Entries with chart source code
+++

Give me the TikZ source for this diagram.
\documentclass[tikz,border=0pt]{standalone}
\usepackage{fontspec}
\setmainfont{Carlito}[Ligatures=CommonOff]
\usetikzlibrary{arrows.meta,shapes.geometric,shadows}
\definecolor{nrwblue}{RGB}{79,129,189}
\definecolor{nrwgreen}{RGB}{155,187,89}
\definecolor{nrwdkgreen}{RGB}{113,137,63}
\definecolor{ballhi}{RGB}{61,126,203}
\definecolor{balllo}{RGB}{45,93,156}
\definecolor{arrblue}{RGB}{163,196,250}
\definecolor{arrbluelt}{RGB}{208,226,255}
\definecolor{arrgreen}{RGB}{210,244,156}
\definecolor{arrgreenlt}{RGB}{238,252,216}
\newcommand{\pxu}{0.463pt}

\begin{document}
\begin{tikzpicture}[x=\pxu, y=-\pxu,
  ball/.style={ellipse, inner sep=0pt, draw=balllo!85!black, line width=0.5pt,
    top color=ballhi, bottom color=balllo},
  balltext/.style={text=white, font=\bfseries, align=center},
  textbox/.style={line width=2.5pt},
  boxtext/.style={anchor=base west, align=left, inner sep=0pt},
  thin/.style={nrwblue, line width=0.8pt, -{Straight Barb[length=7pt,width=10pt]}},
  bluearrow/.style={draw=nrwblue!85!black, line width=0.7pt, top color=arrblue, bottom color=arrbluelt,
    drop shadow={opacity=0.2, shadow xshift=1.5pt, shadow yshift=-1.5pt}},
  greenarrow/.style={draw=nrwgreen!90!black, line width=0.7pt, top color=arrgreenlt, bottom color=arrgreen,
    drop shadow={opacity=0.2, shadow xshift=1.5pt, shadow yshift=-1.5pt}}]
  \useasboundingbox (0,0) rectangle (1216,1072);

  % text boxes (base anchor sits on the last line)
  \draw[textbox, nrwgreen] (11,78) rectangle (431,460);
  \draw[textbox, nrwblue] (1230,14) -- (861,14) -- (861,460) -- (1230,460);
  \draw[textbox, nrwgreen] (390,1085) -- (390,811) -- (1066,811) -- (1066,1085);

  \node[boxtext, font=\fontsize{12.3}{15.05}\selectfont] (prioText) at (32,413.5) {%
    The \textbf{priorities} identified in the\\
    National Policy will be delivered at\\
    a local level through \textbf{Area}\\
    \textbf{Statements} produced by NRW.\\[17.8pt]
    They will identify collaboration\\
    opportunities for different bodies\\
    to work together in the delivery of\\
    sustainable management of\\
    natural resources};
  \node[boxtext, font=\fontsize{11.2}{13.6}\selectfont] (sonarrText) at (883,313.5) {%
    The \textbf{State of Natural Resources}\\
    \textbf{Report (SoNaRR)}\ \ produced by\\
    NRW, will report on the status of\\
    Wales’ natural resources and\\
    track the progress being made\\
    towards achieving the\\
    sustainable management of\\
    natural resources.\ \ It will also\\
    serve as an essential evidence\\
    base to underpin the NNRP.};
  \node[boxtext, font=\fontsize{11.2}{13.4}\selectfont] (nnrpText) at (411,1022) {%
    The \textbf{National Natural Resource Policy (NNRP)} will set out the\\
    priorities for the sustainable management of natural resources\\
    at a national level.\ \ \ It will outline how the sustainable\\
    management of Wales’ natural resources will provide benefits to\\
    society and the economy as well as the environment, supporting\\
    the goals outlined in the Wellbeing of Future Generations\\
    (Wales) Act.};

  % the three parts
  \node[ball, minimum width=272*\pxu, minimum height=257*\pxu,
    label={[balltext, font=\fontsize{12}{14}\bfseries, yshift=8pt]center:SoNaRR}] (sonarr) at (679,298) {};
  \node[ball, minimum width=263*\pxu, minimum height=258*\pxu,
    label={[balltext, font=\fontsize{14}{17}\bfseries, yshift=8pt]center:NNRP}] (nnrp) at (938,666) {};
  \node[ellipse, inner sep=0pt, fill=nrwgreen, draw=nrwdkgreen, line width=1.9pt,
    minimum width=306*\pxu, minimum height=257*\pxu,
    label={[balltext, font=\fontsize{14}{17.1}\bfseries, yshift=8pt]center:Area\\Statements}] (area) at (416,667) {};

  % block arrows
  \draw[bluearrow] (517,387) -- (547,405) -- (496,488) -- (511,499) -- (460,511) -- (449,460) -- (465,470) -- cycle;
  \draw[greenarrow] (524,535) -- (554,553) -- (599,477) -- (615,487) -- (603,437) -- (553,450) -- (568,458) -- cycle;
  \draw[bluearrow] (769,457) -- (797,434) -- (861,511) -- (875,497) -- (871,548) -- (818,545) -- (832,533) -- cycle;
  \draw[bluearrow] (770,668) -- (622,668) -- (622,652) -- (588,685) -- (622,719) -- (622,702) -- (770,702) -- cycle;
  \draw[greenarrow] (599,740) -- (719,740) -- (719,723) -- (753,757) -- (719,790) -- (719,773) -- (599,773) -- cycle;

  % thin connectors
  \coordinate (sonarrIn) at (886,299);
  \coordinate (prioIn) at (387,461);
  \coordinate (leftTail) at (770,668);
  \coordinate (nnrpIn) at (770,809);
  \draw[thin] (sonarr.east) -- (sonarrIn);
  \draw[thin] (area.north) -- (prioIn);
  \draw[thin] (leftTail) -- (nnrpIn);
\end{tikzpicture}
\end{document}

+++

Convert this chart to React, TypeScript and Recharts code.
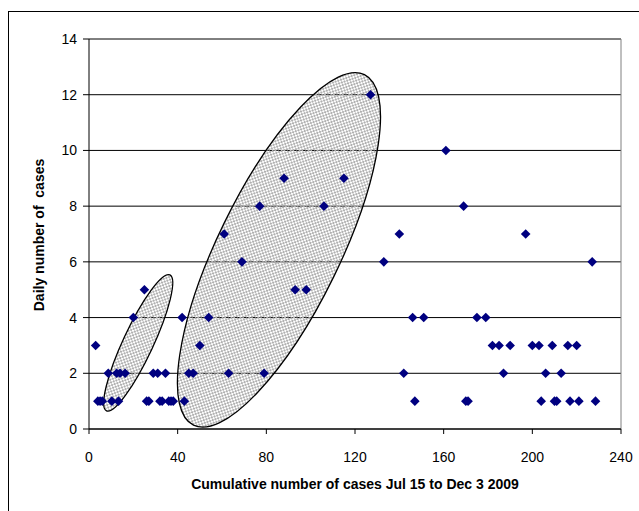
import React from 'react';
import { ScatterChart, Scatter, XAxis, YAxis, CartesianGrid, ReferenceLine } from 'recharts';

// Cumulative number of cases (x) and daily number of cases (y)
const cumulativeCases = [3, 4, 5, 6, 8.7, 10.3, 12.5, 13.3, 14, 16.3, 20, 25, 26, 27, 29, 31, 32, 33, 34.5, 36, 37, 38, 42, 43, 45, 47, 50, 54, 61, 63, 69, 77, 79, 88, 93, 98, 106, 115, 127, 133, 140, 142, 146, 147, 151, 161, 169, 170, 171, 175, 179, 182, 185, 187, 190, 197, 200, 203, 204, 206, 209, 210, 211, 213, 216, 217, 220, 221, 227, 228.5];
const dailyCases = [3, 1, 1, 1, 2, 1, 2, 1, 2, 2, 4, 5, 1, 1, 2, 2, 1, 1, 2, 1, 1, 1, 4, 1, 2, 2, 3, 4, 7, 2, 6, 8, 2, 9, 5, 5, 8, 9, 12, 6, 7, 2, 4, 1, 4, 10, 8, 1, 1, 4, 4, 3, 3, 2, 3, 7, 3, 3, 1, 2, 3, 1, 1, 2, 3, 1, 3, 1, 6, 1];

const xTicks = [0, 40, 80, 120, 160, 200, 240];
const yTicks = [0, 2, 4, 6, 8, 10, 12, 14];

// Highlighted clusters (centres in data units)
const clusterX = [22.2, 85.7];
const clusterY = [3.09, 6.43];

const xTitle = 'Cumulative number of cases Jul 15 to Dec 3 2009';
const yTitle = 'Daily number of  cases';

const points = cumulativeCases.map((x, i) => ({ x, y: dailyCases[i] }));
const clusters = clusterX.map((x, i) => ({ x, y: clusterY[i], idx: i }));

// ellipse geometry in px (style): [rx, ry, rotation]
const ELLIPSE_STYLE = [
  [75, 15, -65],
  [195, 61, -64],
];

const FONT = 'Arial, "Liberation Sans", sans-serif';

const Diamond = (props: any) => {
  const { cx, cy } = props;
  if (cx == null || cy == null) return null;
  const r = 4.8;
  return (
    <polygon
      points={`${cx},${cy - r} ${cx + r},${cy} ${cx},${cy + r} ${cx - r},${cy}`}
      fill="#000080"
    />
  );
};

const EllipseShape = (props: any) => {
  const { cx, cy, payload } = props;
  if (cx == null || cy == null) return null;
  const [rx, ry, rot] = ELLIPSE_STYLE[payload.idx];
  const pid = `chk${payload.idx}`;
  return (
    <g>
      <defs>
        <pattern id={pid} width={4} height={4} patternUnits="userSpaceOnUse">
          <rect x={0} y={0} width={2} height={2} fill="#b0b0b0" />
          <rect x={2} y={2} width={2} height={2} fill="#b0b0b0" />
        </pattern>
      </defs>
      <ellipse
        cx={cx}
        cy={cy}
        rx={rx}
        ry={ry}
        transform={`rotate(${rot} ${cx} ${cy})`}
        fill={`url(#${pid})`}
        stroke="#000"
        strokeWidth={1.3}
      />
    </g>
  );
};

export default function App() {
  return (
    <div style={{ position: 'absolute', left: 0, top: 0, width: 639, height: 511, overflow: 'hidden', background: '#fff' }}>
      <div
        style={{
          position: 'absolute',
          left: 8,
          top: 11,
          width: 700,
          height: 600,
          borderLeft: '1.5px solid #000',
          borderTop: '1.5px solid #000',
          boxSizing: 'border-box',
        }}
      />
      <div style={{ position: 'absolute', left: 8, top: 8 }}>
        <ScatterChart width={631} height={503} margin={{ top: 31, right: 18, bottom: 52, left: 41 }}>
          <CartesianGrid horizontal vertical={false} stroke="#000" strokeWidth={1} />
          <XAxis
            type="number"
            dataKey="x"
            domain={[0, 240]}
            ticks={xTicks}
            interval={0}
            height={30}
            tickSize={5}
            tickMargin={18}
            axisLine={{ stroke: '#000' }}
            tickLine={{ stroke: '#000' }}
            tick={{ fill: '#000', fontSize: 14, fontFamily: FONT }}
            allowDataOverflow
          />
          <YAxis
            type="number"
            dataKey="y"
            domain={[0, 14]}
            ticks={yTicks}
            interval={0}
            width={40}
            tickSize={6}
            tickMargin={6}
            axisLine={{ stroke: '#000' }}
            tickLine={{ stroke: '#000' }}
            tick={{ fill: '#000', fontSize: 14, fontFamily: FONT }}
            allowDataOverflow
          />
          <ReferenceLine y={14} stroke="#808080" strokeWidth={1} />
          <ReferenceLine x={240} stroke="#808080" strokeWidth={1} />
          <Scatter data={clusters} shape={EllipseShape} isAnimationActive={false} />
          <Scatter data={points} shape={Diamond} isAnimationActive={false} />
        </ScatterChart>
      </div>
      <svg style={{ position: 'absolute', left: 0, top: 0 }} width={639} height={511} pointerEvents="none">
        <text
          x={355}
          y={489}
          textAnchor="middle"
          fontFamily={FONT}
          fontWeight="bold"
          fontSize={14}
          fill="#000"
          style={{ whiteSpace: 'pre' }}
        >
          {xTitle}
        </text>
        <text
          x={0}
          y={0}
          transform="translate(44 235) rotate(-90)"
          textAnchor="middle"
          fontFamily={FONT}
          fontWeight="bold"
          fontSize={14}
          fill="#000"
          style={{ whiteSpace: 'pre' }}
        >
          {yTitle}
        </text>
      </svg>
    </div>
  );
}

+++

▶ WHAT IS REQUIRED
Take the line containing "Give me the TikZ source for this diagram." and the line containing "(1066,811) -- (1066,1085);". Write out both and all lines between, exactly, and nothing more.

▶ EXPECTED ANSWER
Give me the TikZ source for this diagram.
\documentclass[tikz,border=0pt]{standalone}
\usepackage{fontspec}
\setmainfont{Carlito}[Ligatures=CommonOff]
\usetikzlibrary{arrows.meta,shapes.geometric,shadows}
\definecolor{nrwblue}{RGB}{79,129,189}
\definecolor{nrwgreen}{RGB}{155,187,89}
\definecolor{nrwdkgreen}{RGB}{113,137,63}
\definecolor{ballhi}{RGB}{61,126,203}
\definecolor{balllo}{RGB}{45,93,156}
\definecolor{arrblue}{RGB}{163,196,250}
\definecolor{arrbluelt}{RGB}{208,226,255}
\definecolor{arrgreen}{RGB}{210,244,156}
\definecolor{arrgreenlt}{RGB}{238,252,216}
\newcommand{\pxu}{0.463pt}

\begin{document}
\begin{tikzpicture}[x=\pxu, y=-\pxu,
  ball/.style={ellipse, inner sep=0pt, draw=balllo!85!black, line width=0.5pt,
    top color=ballhi, bottom color=balllo},
  balltext/.style={text=white, font=\bfseries, align=center},
  textbox/.style={line width=2.5pt},
  boxtext/.style={anchor=base west, align=left, inner sep=0pt},
  thin/.style={nrwblue, line width=0.8pt, -{Straight Barb[length=7pt,width=10pt]}},
  bluearrow/.style={draw=nrwblue!85!black, line width=0.7pt, top color=arrblue, bottom color=arrbluelt,
    drop shadow={opacity=0.2, shadow xshift=1.5pt, shadow yshift=-1.5pt}},
  greenarrow/.style={draw=nrwgreen!90!black, line width=0.7pt, top color=arrgreenlt, bottom color=arrgreen,
    drop shadow={opacity=0.2, shadow xshift=1.5pt, shadow yshift=-1.5pt}}]
  \useasboundingbox (0,0) rectangle (1216,1072);

  % text boxes (base anchor sits on the last line)
  \draw[textbox, nrwgreen] (11,78) rectangle (431,460);
  \draw[textbox, nrwblue] (1230,14) -- (861,14) -- (861,460) -- (1230,460);
  \draw[textbox, nrwgreen] (390,1085) -- (390,811) -- (1066,811) -- (1066,1085);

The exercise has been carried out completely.